→ **What to do**:
Find the word "with" in the records below. List each line containing it.

→ **Records shown**:
[BEGIN]

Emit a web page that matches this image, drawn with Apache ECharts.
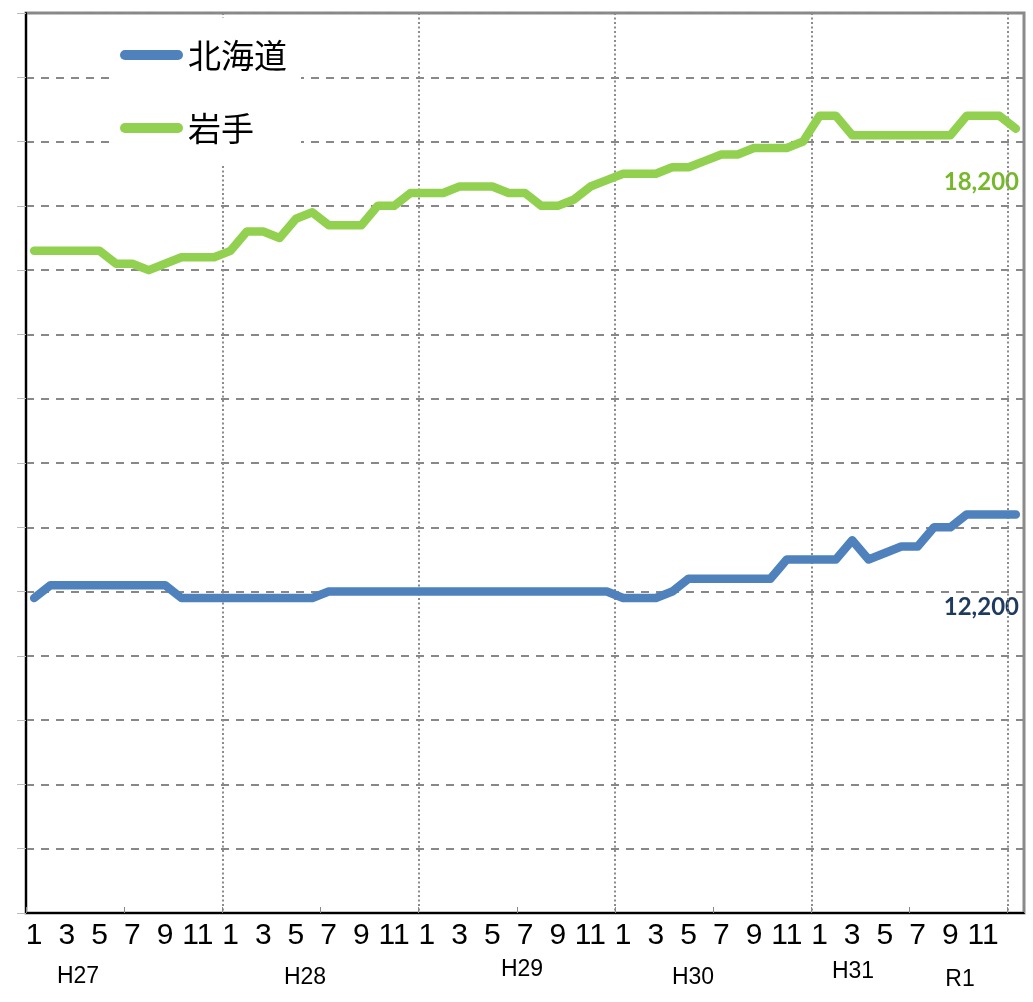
<!DOCTYPE html>
<html style="height: 100%">
<head>
<meta charset="utf-8">
<title>北海道・岩手</title>
</head>
<body style="height: 100%; margin: 0; background: #fff">
<div id="container" style="width:1033px;height:1002px"></div>
<script type="text/javascript" src="https://cdn.jsdelivr.net/npm/echarts@6/dist/echarts.min.js"></script>
<script type="text/javascript">
// 61 months: H27/1 .. R1/12, plus R2/1
var months = [];
for (var y = 0; y < 5; y++) {
    for (var m = 1; m <= 12; m++) months.push(String(m));
}
months.push('1');

var yearLabels = ['H27', 'H28', 'H29', 'H30', 'H31', 'R1'];

var hokkaido = [
    10900, 11100, 11100, 11100, 11100, 11100, 11100, 11100, 11100, 10900, 10900, 10900,
    10900, 10900, 10900, 10900, 10900, 10900, 11000, 11000, 11000, 11000, 11000, 11000,
    11000, 11000, 11000, 11000, 11000, 11000, 11000, 11000, 11000, 11000, 11000, 11000,
    10900, 10900, 10900, 11000, 11200, 11200, 11200, 11200, 11200, 11200, 11500, 11500,
    11500, 11500, 11800, 11500, 11600, 11700, 11700, 12000, 12000, 12200, 12200, 12200,
    12200
];
var iwate = [
    16300, 16300, 16300, 16300, 16300, 16100, 16100, 16000, 16100, 16200, 16200, 16200,
    16300, 16600, 16600, 16500, 16800, 16900, 16700, 16700, 16700, 17000, 17000, 17200,
    17200, 17200, 17300, 17300, 17300, 17200, 17200, 17000, 17000, 17100, 17300, 17400,
    17500, 17500, 17500, 17600, 17600, 17700, 17800, 17800, 17900, 17900, 17900, 18000,
    18400, 18400, 18100, 18100, 18100, 18100, 18100, 18100, 18100, 18400, 18400, 18400,
    18200
];

var dom = document.getElementById('container');
var myChart = echarts.init(dom);
var narrow = '"Liberation Sans Narrow", "Liberation Sans", Arial, sans-serif';
var yearPos = [[78, 977], [305, 978], [522, 970], [693, 978], [853, 972], [960, 980]];

var option = {
    animation: false,
    legend: {
        orient: 'vertical',
        left: 110,
        top: 18,
        padding: [18, 14, 17, 10],
        backgroundColor: '#fff',
        itemWidth: 63,
        itemHeight: 10,
        itemGap: 35,
        icon: 'path://M5,0 H58 A5,5 0 0 1 58,10 H5 A5,5 0 0 1 5,0 Z',
        textStyle: {
            fontSize: 33,
            lineHeight: 38,
            color: '#000',
            fontFamily: '"Noto Sans CJK JP", sans-serif'
        },
        data: ['北海道', '岩手']
    },
    grid: {
        left: 26,
        right: 9,
        top: 13,
        bottom: 89,
        show: true,
        borderColor: '#8a8a8a',
        borderWidth: 3
    },
    xAxis: {
        type: 'category',
        data: months,
        boundaryGap: true,
        axisLine: { lineStyle: { color: '#000', width: 2 } },
        axisTick: {
            show: true,
            inside: true,
            length: 6,
            interval: 5,
            lineStyle: { color: '#888', width: 1 }
        },
        axisLabel: {
            interval: function (i) { return i % 2 === 0 && i < 60; },
            margin: 8,
            fontSize: 30,
            color: '#000',
            fontFamily: narrow
        },
        splitLine: {
            show: true,
            interval: function (i) { return i > 0 && i % 12 === 0; },
            lineStyle: { color: '#8c8c8c', width: 2, type: [2, 2.5] }
        }
    },
    yAxis: {
        type: 'value',
        min: 6000,
        max: 20000,
        interval: 1000,
        axisLine: { show: true, lineStyle: { color: '#000', width: 2 } },
        axisTick: { show: true, length: 9, lineStyle: { color: '#bbb', width: 1 } },
        axisLabel: { show: false },
        splitLine: {
            show: true,
            lineStyle: { color: '#888', width: 2, type: [8, 7] }
        }
    },
    series: [
        {
            name: '北海道',
            type: 'line',
            data: hokkaido,
            showSymbol: false,
            color: '#4f81bd',
            lineStyle: { width: 8.5, color: '#4f81bd', cap: 'round', join: 'round' }
        },
        {
            name: '岩手',
            type: 'line',
            data: iwate,
            showSymbol: false,
            color: '#92d050',
            lineStyle: { width: 8.5, color: '#92d050', cap: 'round', join: 'round' }
        }
    ],
    graphic: yearLabels.map(function (t, i) {
        return {
            type: 'text',
            x: yearPos[i][0],
            y: yearPos[i][1],
            style: {
                text: t,
                fill: '#000',
                font: '23px ' + narrow,
                align: 'center',
                verticalAlign: 'middle'
            }
        };
    }).concat([
        {
            type: 'text', x: 1019, y: 182,
            style: {
                text: '18,200', fill: '#76b82a',
                font: 'bold 24px Lato, "Open Sans", sans-serif',
                align: 'right', verticalAlign: 'middle'
            }
        },
        {
            type: 'text', x: 1019, y: 607,
            style: {
                text: '12,200', fill: '#1f3a5f',
                font: 'bold 24px Lato, "Open Sans", sans-serif',
                align: 'right', verticalAlign: 'middle'
            }
        }
    ])
};
myChart.setOption(option);
</script>
</body>
</html>
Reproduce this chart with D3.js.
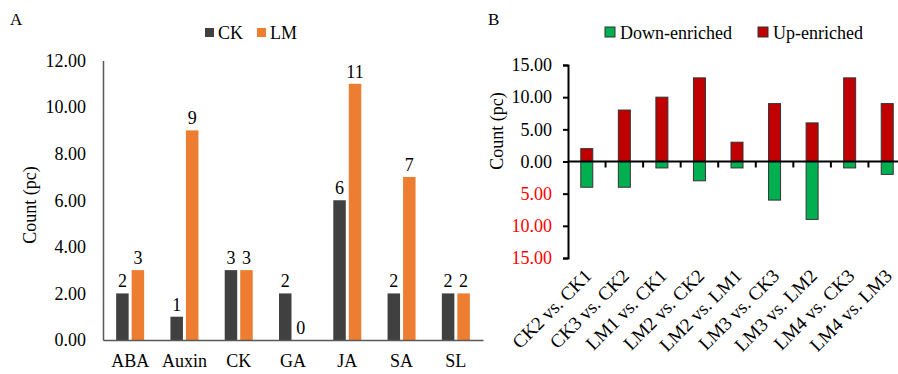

[END]

→ **Worked solution**:
Emit a web page that matches this image, drawn with Apache ECharts.
Reproduce this chart with D3.js.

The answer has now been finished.